Information shown:
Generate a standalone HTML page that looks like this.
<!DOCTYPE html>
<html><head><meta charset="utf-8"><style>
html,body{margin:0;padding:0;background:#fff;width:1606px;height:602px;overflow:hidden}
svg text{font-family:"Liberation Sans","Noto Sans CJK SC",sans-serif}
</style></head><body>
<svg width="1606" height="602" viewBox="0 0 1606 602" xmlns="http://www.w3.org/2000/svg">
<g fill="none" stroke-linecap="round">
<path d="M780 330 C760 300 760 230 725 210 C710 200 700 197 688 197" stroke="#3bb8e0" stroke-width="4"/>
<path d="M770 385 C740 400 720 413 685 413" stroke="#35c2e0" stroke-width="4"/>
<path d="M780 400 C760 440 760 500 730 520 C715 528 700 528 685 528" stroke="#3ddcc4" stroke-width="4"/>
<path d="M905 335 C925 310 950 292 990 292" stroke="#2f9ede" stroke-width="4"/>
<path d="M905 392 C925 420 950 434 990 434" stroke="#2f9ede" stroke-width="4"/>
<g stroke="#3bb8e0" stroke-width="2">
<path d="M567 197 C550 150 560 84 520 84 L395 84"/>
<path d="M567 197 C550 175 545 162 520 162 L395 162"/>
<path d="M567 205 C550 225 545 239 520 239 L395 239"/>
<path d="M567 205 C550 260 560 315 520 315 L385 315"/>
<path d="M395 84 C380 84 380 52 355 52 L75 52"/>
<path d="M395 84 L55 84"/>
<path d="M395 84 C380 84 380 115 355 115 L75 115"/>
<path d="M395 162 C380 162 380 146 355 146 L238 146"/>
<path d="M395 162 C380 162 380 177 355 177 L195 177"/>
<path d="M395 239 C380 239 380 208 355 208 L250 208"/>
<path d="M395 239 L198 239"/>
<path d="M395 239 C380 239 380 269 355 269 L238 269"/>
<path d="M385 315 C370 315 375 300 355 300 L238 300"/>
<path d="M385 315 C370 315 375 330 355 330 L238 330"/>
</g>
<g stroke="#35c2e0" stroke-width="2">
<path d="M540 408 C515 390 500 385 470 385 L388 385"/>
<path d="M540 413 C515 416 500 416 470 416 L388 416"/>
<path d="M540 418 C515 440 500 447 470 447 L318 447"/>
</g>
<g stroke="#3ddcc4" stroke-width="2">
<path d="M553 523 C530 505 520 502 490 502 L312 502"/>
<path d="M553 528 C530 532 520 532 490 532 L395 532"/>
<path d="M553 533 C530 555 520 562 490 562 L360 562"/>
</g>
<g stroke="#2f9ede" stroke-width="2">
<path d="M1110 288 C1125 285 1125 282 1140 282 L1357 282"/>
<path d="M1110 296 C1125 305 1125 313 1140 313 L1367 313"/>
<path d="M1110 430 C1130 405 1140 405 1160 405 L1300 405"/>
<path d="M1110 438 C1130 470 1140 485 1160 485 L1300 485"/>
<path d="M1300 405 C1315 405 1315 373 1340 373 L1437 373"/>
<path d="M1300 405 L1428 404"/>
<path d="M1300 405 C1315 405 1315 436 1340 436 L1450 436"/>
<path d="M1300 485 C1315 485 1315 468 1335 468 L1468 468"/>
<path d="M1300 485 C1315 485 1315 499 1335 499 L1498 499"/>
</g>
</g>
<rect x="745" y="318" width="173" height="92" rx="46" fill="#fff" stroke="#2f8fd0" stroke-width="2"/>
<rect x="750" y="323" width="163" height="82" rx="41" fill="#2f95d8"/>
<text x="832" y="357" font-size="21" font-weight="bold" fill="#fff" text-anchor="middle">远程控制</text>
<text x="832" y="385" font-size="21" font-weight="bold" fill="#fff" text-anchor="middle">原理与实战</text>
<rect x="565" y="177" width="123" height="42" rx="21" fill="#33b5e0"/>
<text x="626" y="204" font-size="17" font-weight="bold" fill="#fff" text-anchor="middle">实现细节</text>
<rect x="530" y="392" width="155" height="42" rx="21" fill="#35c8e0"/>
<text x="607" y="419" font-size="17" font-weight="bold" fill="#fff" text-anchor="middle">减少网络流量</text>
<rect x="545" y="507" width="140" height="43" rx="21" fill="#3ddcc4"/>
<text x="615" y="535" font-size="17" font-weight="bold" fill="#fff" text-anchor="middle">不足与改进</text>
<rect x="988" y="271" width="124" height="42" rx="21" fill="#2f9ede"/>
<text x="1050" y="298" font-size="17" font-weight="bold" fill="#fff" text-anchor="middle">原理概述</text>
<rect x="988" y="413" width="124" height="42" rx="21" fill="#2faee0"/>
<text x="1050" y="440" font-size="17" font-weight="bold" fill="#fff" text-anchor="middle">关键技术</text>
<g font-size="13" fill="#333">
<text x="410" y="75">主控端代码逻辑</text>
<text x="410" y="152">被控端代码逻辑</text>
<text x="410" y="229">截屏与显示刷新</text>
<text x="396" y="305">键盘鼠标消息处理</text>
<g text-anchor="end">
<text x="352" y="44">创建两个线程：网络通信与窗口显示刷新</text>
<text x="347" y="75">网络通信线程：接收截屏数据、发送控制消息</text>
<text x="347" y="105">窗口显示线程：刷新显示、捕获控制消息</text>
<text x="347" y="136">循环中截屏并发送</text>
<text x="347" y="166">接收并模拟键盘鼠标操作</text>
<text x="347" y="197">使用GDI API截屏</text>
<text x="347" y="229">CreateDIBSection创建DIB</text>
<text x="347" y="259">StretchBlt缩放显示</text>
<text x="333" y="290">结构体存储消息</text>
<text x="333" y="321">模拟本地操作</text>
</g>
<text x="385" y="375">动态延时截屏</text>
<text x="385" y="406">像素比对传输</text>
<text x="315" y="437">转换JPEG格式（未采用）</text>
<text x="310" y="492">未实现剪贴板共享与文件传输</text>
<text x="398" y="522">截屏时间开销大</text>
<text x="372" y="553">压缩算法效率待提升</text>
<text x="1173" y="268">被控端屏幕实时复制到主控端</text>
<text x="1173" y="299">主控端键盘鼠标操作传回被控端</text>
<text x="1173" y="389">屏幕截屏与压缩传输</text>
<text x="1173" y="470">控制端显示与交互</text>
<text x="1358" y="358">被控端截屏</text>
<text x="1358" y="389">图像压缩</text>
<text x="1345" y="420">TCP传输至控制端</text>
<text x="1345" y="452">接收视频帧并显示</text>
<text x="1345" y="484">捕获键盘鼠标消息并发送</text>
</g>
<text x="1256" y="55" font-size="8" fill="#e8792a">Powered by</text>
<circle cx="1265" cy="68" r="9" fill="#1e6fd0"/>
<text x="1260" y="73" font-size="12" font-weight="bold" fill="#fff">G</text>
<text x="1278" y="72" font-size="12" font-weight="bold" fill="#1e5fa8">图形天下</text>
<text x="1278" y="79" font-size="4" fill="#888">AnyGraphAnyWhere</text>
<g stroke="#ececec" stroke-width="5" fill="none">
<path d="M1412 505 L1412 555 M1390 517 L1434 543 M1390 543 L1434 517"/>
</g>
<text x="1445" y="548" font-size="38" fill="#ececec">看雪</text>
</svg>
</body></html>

Set exercise: Each line must be given again exactly as written above.

Solution to this exercise:
Generate a standalone HTML page that looks like this.
<!DOCTYPE html>
<html><head><meta charset="utf-8"><style>
html,body{margin:0;padding:0;background:#fff;width:1606px;height:602px;overflow:hidden}
svg text{font-family:"Liberation Sans","Noto Sans CJK SC",sans-serif}
</style></head><body>
<svg width="1606" height="602" viewBox="0 0 1606 602" xmlns="http://www.w3.org/2000/svg">
<g fill="none" stroke-linecap="round">
<path d="M780 330 C760 300 760 230 725 210 C710 200 700 197 688 197" stroke="#3bb8e0" stroke-width="4"/>
<path d="M770 385 C740 400 720 413 685 413" stroke="#35c2e0" stroke-width="4"/>
<path d="M780 400 C760 440 760 500 730 520 C715 528 700 528 685 528" stroke="#3ddcc4" stroke-width="4"/>
<path d="M905 335 C925 310 950 292 990 292" stroke="#2f9ede" stroke-width="4"/>
<path d="M905 392 C925 420 950 434 990 434" stroke="#2f9ede" stroke-width="4"/>
<g stroke="#3bb8e0" stroke-width="2">
<path d="M567 197 C550 150 560 84 520 84 L395 84"/>
<path d="M567 197 C550 175 545 162 520 162 L395 162"/>
<path d="M567 205 C550 225 545 239 520 239 L395 239"/>
<path d="M567 205 C550 260 560 315 520 315 L385 315"/>
<path d="M395 84 C380 84 380 52 355 52 L75 52"/>
<path d="M395 84 L55 84"/>
<path d="M395 84 C380 84 380 115 355 115 L75 115"/>
<path d="M395 162 C380 162 380 146 355 146 L238 146"/>
<path d="M395 162 C380 162 380 177 355 177 L195 177"/>
<path d="M395 239 C380 239 380 208 355 208 L250 208"/>
<path d="M395 239 L198 239"/>
<path d="M395 239 C380 239 380 269 355 269 L238 269"/>
<path d="M385 315 C370 315 375 300 355 300 L238 300"/>
<path d="M385 315 C370 315 375 330 355 330 L238 330"/>
</g>
<g stroke="#35c2e0" stroke-width="2">
<path d="M540 408 C515 390 500 385 470 385 L388 385"/>
<path d="M540 413 C515 416 500 416 470 416 L388 416"/>
<path d="M540 418 C515 440 500 447 470 447 L318 447"/>
</g>
<g stroke="#3ddcc4" stroke-width="2">
<path d="M553 523 C530 505 520 502 490 502 L312 502"/>
<path d="M553 528 C530 532 520 532 490 532 L395 532"/>
<path d="M553 533 C530 555 520 562 490 562 L360 562"/>
</g>
<g stroke="#2f9ede" stroke-width="2">
<path d="M1110 288 C1125 285 1125 282 1140 282 L1357 282"/>
<path d="M1110 296 C1125 305 1125 313 1140 313 L1367 313"/>
<path d="M1110 430 C1130 405 1140 405 1160 405 L1300 405"/>
<path d="M1110 438 C1130 470 1140 485 1160 485 L1300 485"/>
<path d="M1300 405 C1315 405 1315 373 1340 373 L1437 373"/>
<path d="M1300 405 L1428 404"/>
<path d="M1300 405 C1315 405 1315 436 1340 436 L1450 436"/>
<path d="M1300 485 C1315 485 1315 468 1335 468 L1468 468"/>
<path d="M1300 485 C1315 485 1315 499 1335 499 L1498 499"/>
</g>
</g>
<rect x="745" y="318" width="173" height="92" rx="46" fill="#fff" stroke="#2f8fd0" stroke-width="2"/>
<rect x="750" y="323" width="163" height="82" rx="41" fill="#2f95d8"/>
<text x="832" y="357" font-size="21" font-weight="bold" fill="#fff" text-anchor="middle">远程控制</text>
<text x="832" y="385" font-size="21" font-weight="bold" fill="#fff" text-anchor="middle">原理与实战</text>
<rect x="565" y="177" width="123" height="42" rx="21" fill="#33b5e0"/>
<text x="626" y="204" font-size="17" font-weight="bold" fill="#fff" text-anchor="middle">实现细节</text>
<rect x="530" y="392" width="155" height="42" rx="21" fill="#35c8e0"/>
<text x="607" y="419" font-size="17" font-weight="bold" fill="#fff" text-anchor="middle">减少网络流量</text>
<rect x="545" y="507" width="140" height="43" rx="21" fill="#3ddcc4"/>
<text x="615" y="535" font-size="17" font-weight="bold" fill="#fff" text-anchor="middle">不足与改进</text>
<rect x="988" y="271" width="124" height="42" rx="21" fill="#2f9ede"/>
<text x="1050" y="298" font-size="17" font-weight="bold" fill="#fff" text-anchor="middle">原理概述</text>
<rect x="988" y="413" width="124" height="42" rx="21" fill="#2faee0"/>
<text x="1050" y="440" font-size="17" font-weight="bold" fill="#fff" text-anchor="middle">关键技术</text>
<g font-size="13" fill="#333">
<text x="410" y="75">主控端代码逻辑</text>
<text x="410" y="152">被控端代码逻辑</text>
<text x="410" y="229">截屏与显示刷新</text>
<text x="396" y="305">键盘鼠标消息处理</text>
<g text-anchor="end">
<text x="352" y="44">创建两个线程：网络通信与窗口显示刷新</text>
<text x="347" y="75">网络通信线程：接收截屏数据、发送控制消息</text>
<text x="347" y="105">窗口显示线程：刷新显示、捕获控制消息</text>
<text x="347" y="136">循环中截屏并发送</text>
<text x="347" y="166">接收并模拟键盘鼠标操作</text>
<text x="347" y="197">使用GDI API截屏</text>
<text x="347" y="229">CreateDIBSection创建DIB</text>
<text x="347" y="259">StretchBlt缩放显示</text>
<text x="333" y="290">结构体存储消息</text>
<text x="333" y="321">模拟本地操作</text>
</g>
<text x="385" y="375">动态延时截屏</text>
<text x="385" y="406">像素比对传输</text>
<text x="315" y="437">转换JPEG格式（未采用）</text>
<text x="310" y="492">未实现剪贴板共享与文件传输</text>
<text x="398" y="522">截屏时间开销大</text>
<text x="372" y="553">压缩算法效率待提升</text>
<text x="1173" y="268">被控端屏幕实时复制到主控端</text>
<text x="1173" y="299">主控端键盘鼠标操作传回被控端</text>
<text x="1173" y="389">屏幕截屏与压缩传输</text>
<text x="1173" y="470">控制端显示与交互</text>
<text x="1358" y="358">被控端截屏</text>
<text x="1358" y="389">图像压缩</text>
<text x="1345" y="420">TCP传输至控制端</text>
<text x="1345" y="452">接收视频帧并显示</text>
<text x="1345" y="484">捕获键盘鼠标消息并发送</text>
</g>
<text x="1256" y="55" font-size="8" fill="#e8792a">Powered by</text>
<circle cx="1265" cy="68" r="9" fill="#1e6fd0"/>
<text x="1260" y="73" font-size="12" font-weight="bold" fill="#fff">G</text>
<text x="1278" y="72" font-size="12" font-weight="bold" fill="#1e5fa8">图形天下</text>
<text x="1278" y="79" font-size="4" fill="#888">AnyGraphAnyWhere</text>
<g stroke="#ececec" stroke-width="5" fill="none">
<path d="M1412 505 L1412 555 M1390 517 L1434 543 M1390 543 L1434 517"/>
</g>
<text x="1445" y="548" font-size="38" fill="#ececec">看雪</text>
</svg>
</body></html>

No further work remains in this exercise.